- _TASK GOAL_: Everything from the first line of the data below through the line that contains "const resistantMin = [419, 186, 107, 59, 22.7, 12.8];" should be written out exactly, please, and nothing more; the pictures stay out.

- _SOURCE EXCERPT_:
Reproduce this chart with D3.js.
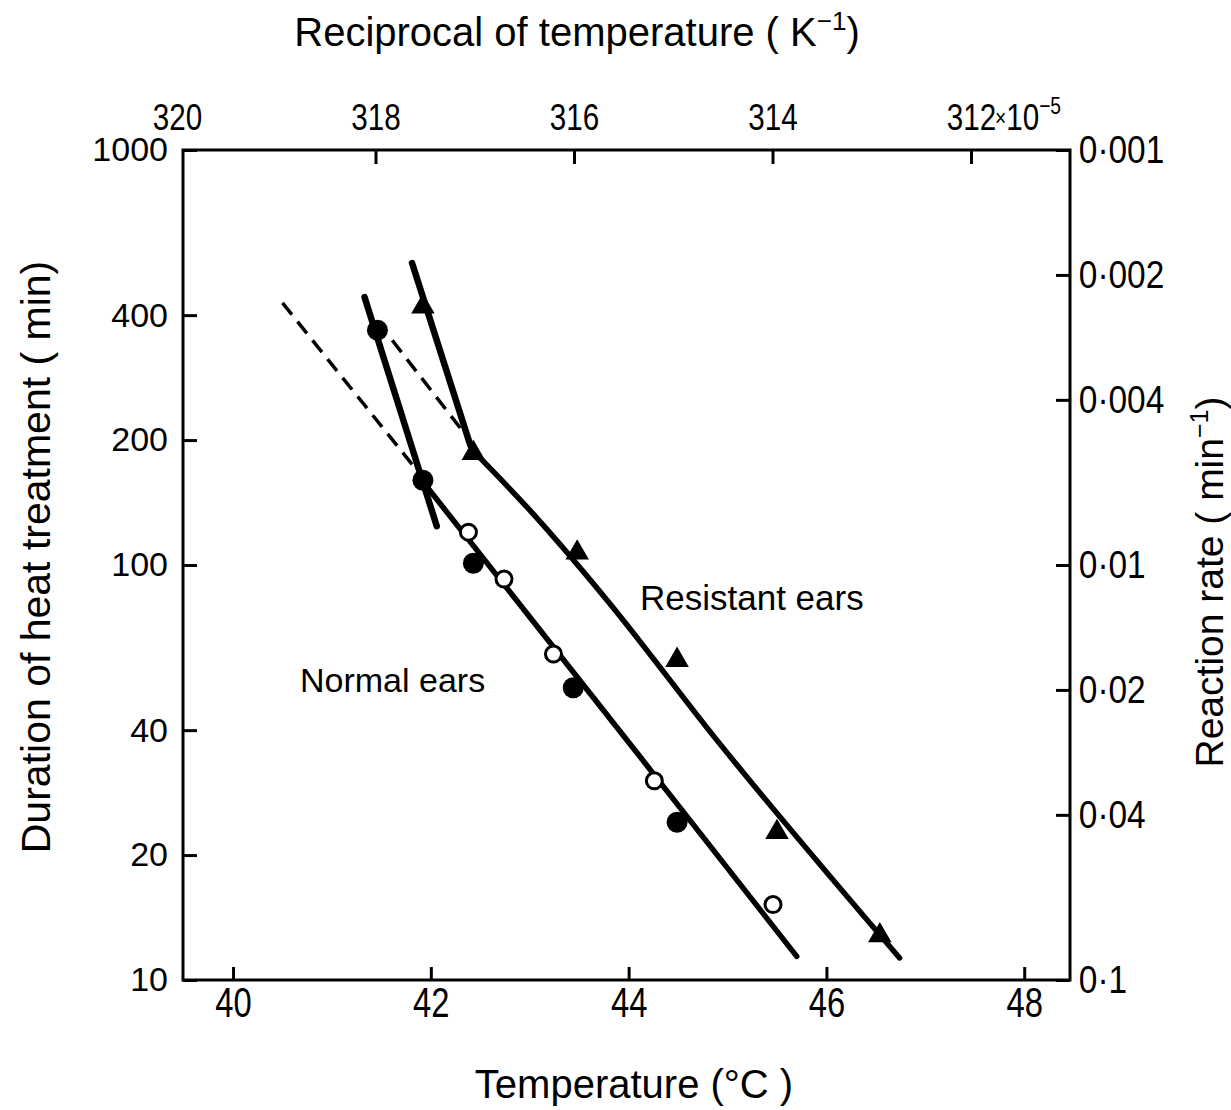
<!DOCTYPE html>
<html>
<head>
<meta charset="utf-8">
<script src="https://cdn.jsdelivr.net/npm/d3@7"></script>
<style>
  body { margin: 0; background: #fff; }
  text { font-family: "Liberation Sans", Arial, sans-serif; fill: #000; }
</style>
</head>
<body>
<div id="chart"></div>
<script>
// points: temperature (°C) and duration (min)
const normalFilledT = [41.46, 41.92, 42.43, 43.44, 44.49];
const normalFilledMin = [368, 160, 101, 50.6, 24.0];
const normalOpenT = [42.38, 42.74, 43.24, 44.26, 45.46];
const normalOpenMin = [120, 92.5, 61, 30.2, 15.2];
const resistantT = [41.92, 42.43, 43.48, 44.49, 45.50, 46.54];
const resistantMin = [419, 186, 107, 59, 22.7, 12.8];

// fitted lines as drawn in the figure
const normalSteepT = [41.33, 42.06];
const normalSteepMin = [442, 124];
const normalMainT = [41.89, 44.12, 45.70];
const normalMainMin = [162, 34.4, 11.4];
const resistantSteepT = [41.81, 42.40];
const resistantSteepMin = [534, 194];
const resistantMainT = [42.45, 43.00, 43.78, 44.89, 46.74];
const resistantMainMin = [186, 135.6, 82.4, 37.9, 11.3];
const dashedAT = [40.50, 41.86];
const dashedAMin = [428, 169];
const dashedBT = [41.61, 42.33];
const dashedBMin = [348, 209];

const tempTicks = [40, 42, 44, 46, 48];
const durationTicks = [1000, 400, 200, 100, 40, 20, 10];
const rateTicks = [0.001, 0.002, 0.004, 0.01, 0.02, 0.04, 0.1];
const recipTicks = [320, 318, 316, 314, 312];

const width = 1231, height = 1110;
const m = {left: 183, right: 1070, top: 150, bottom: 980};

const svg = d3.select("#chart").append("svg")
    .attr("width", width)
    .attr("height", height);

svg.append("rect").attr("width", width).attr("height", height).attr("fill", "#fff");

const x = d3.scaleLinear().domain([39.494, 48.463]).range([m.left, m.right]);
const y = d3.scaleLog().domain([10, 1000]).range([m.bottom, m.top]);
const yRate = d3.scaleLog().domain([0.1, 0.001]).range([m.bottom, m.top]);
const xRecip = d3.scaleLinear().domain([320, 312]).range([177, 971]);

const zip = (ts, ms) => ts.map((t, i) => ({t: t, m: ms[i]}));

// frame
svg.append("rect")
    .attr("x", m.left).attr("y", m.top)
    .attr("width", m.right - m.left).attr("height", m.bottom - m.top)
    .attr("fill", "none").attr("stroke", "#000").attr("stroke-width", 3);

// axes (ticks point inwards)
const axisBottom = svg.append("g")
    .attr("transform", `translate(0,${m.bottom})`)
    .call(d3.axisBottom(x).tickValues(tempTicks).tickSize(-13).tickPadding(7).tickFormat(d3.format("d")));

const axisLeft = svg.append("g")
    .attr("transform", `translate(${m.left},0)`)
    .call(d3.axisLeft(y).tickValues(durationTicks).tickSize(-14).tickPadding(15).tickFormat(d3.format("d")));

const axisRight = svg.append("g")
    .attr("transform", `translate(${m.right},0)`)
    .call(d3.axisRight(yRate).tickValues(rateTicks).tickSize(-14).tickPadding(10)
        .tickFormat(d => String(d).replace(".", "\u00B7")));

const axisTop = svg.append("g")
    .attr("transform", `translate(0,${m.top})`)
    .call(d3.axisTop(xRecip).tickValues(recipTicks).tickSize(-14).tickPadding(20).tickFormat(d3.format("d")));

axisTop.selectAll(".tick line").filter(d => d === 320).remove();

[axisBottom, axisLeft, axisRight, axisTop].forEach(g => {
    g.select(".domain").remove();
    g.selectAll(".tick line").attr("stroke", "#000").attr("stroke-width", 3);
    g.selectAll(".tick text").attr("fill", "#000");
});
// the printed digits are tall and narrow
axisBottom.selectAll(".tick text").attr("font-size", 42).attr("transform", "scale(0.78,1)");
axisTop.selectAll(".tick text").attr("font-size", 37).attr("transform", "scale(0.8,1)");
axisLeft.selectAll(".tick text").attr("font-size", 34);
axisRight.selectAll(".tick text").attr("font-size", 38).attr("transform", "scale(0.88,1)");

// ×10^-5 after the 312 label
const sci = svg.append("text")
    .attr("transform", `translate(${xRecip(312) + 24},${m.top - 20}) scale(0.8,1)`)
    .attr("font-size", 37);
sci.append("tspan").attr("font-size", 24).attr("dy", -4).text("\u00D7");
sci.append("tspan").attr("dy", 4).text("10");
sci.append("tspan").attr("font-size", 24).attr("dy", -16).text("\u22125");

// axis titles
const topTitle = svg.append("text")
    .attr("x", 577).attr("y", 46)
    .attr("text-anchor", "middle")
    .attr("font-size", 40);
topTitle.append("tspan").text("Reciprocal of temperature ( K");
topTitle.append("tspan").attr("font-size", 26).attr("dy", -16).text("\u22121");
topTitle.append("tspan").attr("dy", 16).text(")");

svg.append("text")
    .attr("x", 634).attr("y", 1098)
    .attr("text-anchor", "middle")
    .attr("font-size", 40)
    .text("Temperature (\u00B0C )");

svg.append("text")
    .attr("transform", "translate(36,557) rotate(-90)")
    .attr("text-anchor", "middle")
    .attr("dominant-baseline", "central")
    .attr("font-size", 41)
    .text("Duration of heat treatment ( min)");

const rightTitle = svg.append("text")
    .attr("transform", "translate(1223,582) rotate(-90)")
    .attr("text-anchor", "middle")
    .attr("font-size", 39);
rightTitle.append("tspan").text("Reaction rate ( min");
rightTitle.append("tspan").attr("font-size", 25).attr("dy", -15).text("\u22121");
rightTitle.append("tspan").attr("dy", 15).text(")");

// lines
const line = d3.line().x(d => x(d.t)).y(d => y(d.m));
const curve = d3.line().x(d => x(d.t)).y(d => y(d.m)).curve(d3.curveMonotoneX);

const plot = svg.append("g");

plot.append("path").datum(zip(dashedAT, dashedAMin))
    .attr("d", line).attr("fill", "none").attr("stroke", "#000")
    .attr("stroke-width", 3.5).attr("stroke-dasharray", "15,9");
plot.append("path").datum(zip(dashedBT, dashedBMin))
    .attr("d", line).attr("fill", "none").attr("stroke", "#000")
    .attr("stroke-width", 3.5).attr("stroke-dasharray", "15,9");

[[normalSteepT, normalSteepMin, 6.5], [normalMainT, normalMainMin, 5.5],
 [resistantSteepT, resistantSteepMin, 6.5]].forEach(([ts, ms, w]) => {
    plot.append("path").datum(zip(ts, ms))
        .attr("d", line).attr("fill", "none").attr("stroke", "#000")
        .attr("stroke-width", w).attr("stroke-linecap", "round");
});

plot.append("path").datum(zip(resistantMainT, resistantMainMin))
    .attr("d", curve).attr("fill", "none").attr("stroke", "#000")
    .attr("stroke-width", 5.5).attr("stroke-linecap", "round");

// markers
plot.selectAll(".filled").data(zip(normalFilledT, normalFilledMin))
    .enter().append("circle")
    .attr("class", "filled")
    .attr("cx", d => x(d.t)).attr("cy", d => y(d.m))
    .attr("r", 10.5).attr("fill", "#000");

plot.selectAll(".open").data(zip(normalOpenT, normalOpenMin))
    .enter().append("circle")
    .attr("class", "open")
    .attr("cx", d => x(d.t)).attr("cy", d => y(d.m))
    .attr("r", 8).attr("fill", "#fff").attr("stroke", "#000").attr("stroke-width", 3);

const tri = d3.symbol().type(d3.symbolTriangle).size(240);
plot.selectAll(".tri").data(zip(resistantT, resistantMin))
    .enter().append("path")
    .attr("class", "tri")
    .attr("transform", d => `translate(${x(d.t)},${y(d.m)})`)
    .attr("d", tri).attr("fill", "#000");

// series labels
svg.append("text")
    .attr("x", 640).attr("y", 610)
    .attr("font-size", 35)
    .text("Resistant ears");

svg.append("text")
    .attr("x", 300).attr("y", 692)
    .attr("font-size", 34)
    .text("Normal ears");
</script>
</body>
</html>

- _SOLUTION TO THIS EXERCISE_:
Reproduce this chart with D3.js.
<!DOCTYPE html>
<html>
<head>
<meta charset="utf-8">
<script src="https://cdn.jsdelivr.net/npm/d3@7"></script>
<style>
  body { margin: 0; background: #fff; }
  text { font-family: "Liberation Sans", Arial, sans-serif; fill: #000; }
</style>
</head>
<body>
<div id="chart"></div>
<script>
// points: temperature (°C) and duration (min)
const normalFilledT = [41.46, 41.92, 42.43, 43.44, 44.49];
const normalFilledMin = [368, 160, 101, 50.6, 24.0];
const normalOpenT = [42.38, 42.74, 43.24, 44.26, 45.46];
const normalOpenMin = [120, 92.5, 61, 30.2, 15.2];
const resistantT = [41.92, 42.43, 43.48, 44.49, 45.50, 46.54];
const resistantMin = [419, 186, 107, 59, 22.7, 12.8];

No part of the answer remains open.